Describe the ventilation perfusion ratio across the lung

What does this mean for arterial/ alveolar concentrations?

Answer 23

• V/Q ratio decreases from apex to base due to perfusion increasing at a faster rate than ventilation reducing the ratio.
• This means the base is relatively overperfused (low V/Q ratio), alveolar O2 is reduced due to enhanced removal and CO2 is increased due to enhanced delivery. Arterial O2 also reduced and CO2 enhanced as new eq reached.
• At lung apex, alveoli are very well ventilated but underperfused (high V/Q ratio). This means alveolar pO2 tends to be high and pCO2 low as oxygen uptake is perfusion limited. During exercise, the distensible apical lung capillaries are recruited to perfuse these areas and increase O2 uptake at apex of the lung.

Question 24

What is the effect of a significant V/Q mismatch?

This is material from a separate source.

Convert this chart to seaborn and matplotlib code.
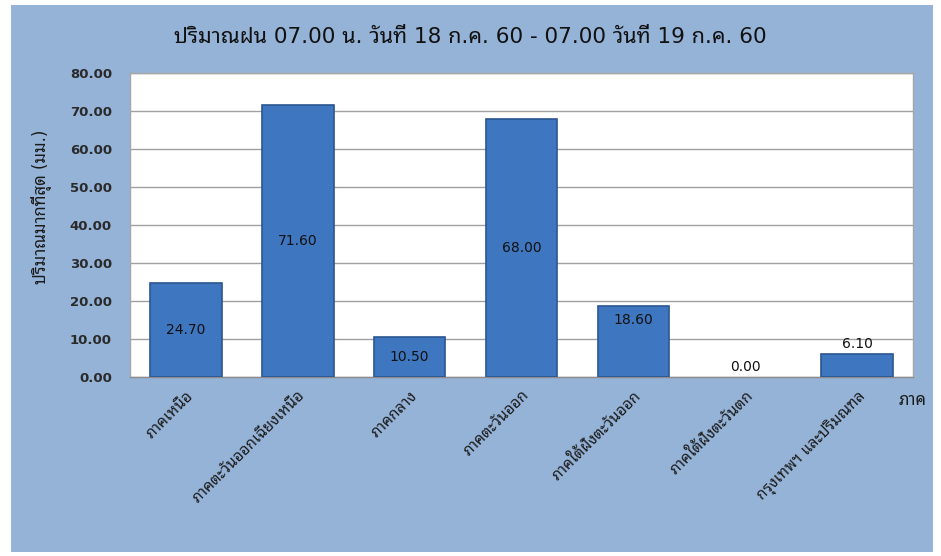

Why can the effects of a high V/Q in one area and low V/Q in another area not cancel each other out?

Answer 24

• The lung is unable to transfer gases efficiently which can lead to arterial hypoxaemia.
• High V/Q in one area cannot cancel out low V/Q in another area as :
  
  • High V/Q area has high ventilation and low perfusion and therfore any blood entering capillaries is well saturated but there is a lower volume. (100% saturation)
  • Low V/Q area has low ventilation and higher perfusion, but blood in these regions will not be fully saturated. (58% saturation)
  • Blood from high V/Q area and blood from low V/Q area will be carried back to the Left side of the heart and mixed, leads to overall reduced saturation.
  • Termed shunting: where blood enters the Left side of the heart without properly taking part in gas exchange.